We've got subjectivity, then. Let's admit that. Undeniably, it's there. And I think most of us rather like subjectivity. We enjoy existing and having this little bubble, this mini-version of the universe, and pushing this way and that.

Because we know that not everything is solved and finished, that the world, at least of humanity, is a work in progress, and we have myths to dispel and truths to uncover, and sometimes a wrong violently oppresses and destroys, and we can help, and so on—seeing all that, later individuals quoting this sentence have added to all the graffiti and written it this way: "Magna est veritas, et praevalebit."

That means: "The truth is great, and it will prevail."

Will prevail, now. There's tons of work to do, some unknown improver realized. Things are changing, discoveries are happening.

Out there are human factors, errors. There they are, but they won't remove truth in the end.

Well, both versions make sense, don't they? At all times, the universe is objective. It's a pile o' facts. It is however it is. The matter is arranged that way. The energy is arranged accordingly, the information accordingly, and all this develops constantly. It's completely objective. It is.

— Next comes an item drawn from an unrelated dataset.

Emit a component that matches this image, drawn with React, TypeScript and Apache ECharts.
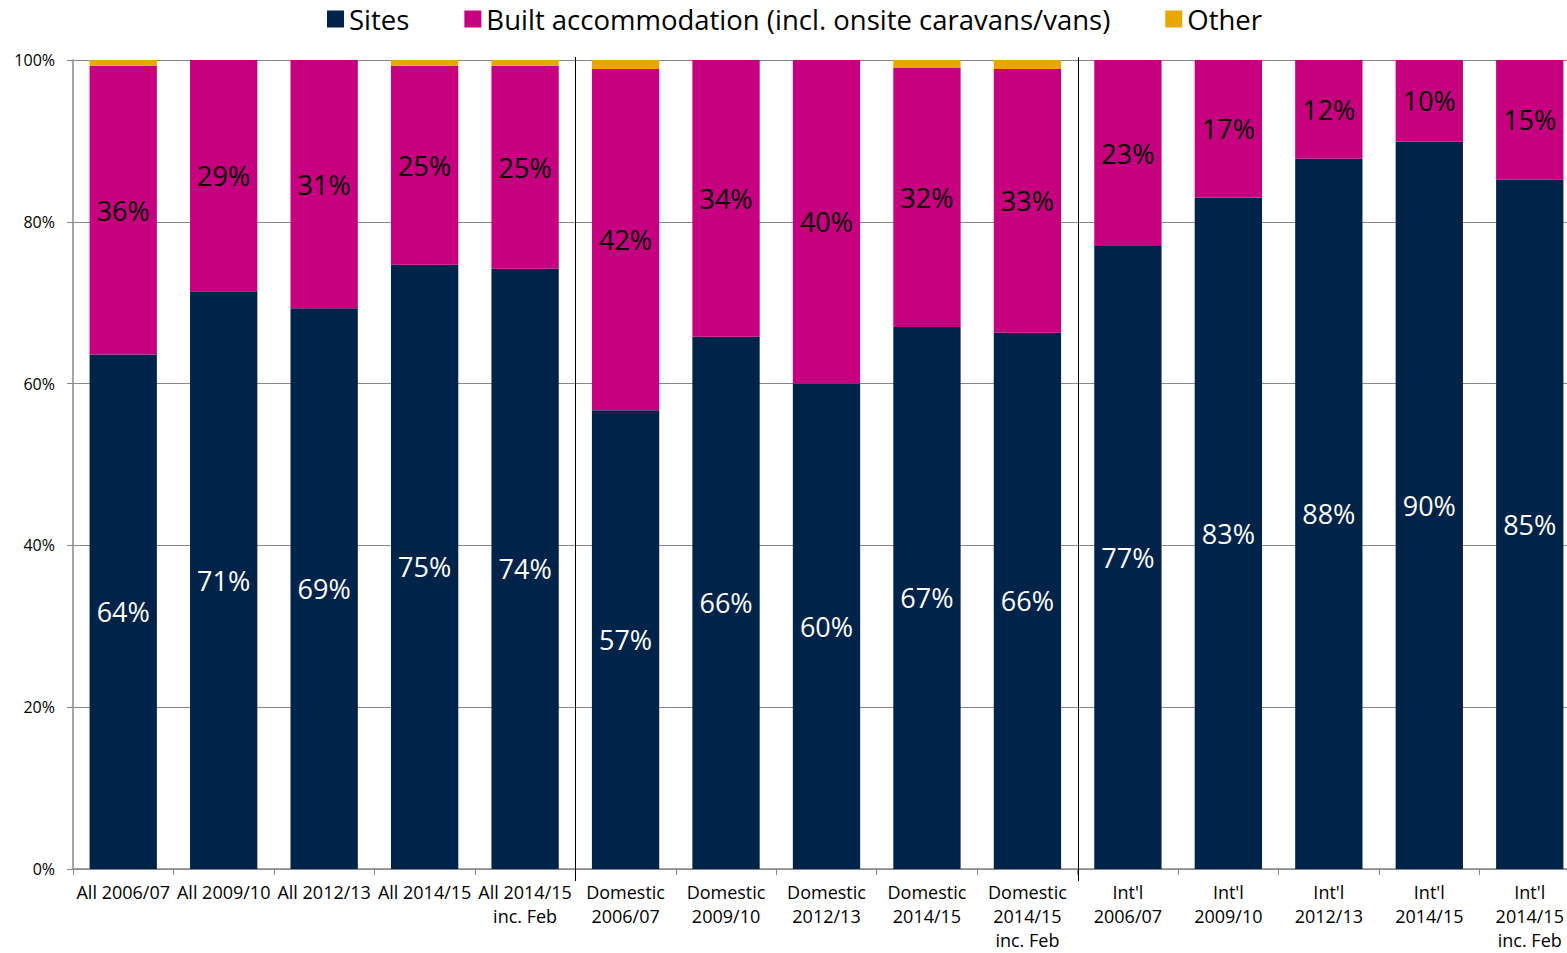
import React, { useEffect, useRef } from "react";
import * as echarts from "echarts";

const categories = [
  "All 2006/07",
  "All 2009/10",
  "All 2012/13",
  "All 2014/15",
  "All 2014/15\ninc. Feb",
  "Domestic\n2006/07",
  "Domestic\n2009/10",
  "Domestic\n2012/13",
  "Domestic\n2014/15",
  "Domestic\n2014/15\ninc. Feb",
  "Int'l\n2006/07",
  "Int'l\n2009/10",
  "Int'l\n2012/13",
  "Int'l\n2014/15",
  "Int'l\n2014/15\ninc. Feb",
];

const sites = [63.6, 71.4, 69.3, 74.7, 74.2, 56.7, 65.8, 60.0, 67.0, 66.3, 77.0, 83.0, 87.8, 89.9, 85.2];
const built = [35.7, 28.6, 30.7, 24.6, 25.1, 42.2, 34.2, 40.0, 32.0, 32.6, 23.0, 17.0, 12.2, 10.1, 14.8];
const other = [0.7, 0, 0, 0.7, 0.7, 1.1, 0, 0, 1.0, 1.1, 0, 0, 0, 0, 0];

const seriesNames = ["Sites", "Built accommodation (incl. onsite caravans/vans)", "Other"];
const yTicks = [0, 20, 40, 60, 80, 100];
const groupBreaks = [4, 9]; // separator after these category indices

const FONT = "'Open Sans', 'Noto Sans', sans-serif";
const C_SITES = "#00234A";
const C_BUILT = "#C6007E";
const C_OTHER = "#E8A700";

export default function App() {
  const ref = useRef<HTMLDivElement>(null);
  useEffect(() => {
    if (!ref.current) return;
    const chart = echarts.init(ref.current, null, { renderer: "svg" });
    const fmt = (p: any) => Math.round(p.value) + "%";
    chart.setOption({
      animation: false,
      textStyle: { fontFamily: FONT },
      legend: {
        top: 0,
        left: 322,
        itemWidth: 17,
        itemHeight: 17,
        itemGap: 55,
        icon: "rect",
        textStyle: { fontSize: 27.5, color: "#000", fontFamily: FONT },
        data: seriesNames,
      },
      grid: {
        left: 73,
        width: 1507,
        top: 60,
        height: 809,
        containLabel: false,
        outerBoundsMode: "none",
      },
      xAxis: {
        type: "category",
        data: categories,
        axisLine: { lineStyle: { color: "#888", width: 1.5 } },
        axisTick: { show: true, length: 6, lineStyle: { color: "#888" } },
        axisLabel: {
          interval: 0,
          fontSize: 18,
          lineHeight: 24,
          color: "#000",
          margin: 11,
          fontFamily: FONT,
          align: "center",
          hideOverlap: false,
        },
      },
      yAxis: {
        type: "value",
        min: yTicks[0],
        max: yTicks[yTicks.length - 1],
        interval: 20,
        axisLine: { show: true, lineStyle: { color: "#888", width: 1.5 } },
        axisTick: { show: true, length: 6, lineStyle: { color: "#888" } },
        axisLabel: { formatter: "{value}%", fontSize: 16, color: "#000", margin: 18, fontFamily: FONT },
        splitLine: { lineStyle: { color: "#888", width: 1 } },
      },
      series: [
        {
          name: seriesNames[0],
          type: "bar",
          stack: "s",
          data: sites,
          barWidth: "67%",
          itemStyle: { color: C_SITES },
          label: { show: true, position: "inside", color: "#fff", fontSize: 27, fontFamily: FONT, formatter: fmt },
        },
        {
          name: seriesNames[1],
          type: "bar",
          stack: "s",
          data: built,
          itemStyle: { color: C_BUILT },
          label: { show: true, position: "inside", color: "#000", fontSize: 27, fontFamily: FONT, formatter: fmt },
        },
        {
          name: seriesNames[2],
          type: "bar",
          stack: "s",
          data: other,
          itemStyle: { color: C_OTHER },
          label: { show: false },
        },
      ],
    });
    const y0 = chart.convertToPixel({ yAxisIndex: 0 }, 0) as number;
    const y1 = chart.convertToPixel({ yAxisIndex: 0 }, 100) as number;
    const lines = groupBreaks.map((i) => {
      const a = chart.convertToPixel({ xAxisIndex: 0 }, i) as number;
      const b = chart.convertToPixel({ xAxisIndex: 0 }, i + 1) as number;
      const x = Math.round((a + b) / 2) + 0.5;
      return {
        type: "line",
        shape: { x1: x, y1: y1 - 3, x2: x, y2: y0 + 12 },
        style: { stroke: "#000", lineWidth: 1 },
        z: 100,
      };
    });
    chart.setOption({ graphic: lines });
    return () => chart.dispose();
  }, []);
  return (
    <div
      ref={ref}
      style={{ position: "fixed", left: 0, top: 0, width: 1567, height: 953, background: "#fff" }}
    />
  );
}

Then we focus on that second telling. It will prevail, won't it? Because we're coming around. We're seeing the light ourselves.

Splitting the difference, others have quoted good old Esdras ("Esdras") this way: "The truth is great and it prevails, or will."

Or. Maybe now, but if not, then one day. Do we see that it is good? The sentence is working on its own self. Folk wisdom has been getting us somewhere, it seems to me. How much of the Bible and other sacred scriptures evolved like this?

In the case of these words Esdras never wrote, the quotation isn't included in most Bibles, because we now know it was added later, and many people who are not "Esdras" are very particular about Bibles, believing in one historical event or line of telling or another.

Nonetheless, stepping back, we see a tiny example of how wisdom can accumulate in great texts, even potentially improving them over time.

There's also the joke version, punning on the Latin tense shift: "The truth is great, and it will prevail a bit."

Praevalebit means "will prevail." Will prevail a bit. Get it?

What this wisdom ultimately says, to me, is something about the character or quality of truth itself. What's true is true because the universe is arranged that way, because mathematics works like that, etc. You see it more by stepping out of the way and observing and testing your beliefs, putting aside some of your desires and preoccupations, than by trying to prove you've already got this detail perfect and therefore you are wonderful and therefore you should have people bringing you grapes on platters and feeding them to you. Getting a detail perfect, the slow etch of observing, insofar as that's possible, is both giving and receiving.

If you understand that one idea, you can help the truth prevail a bit.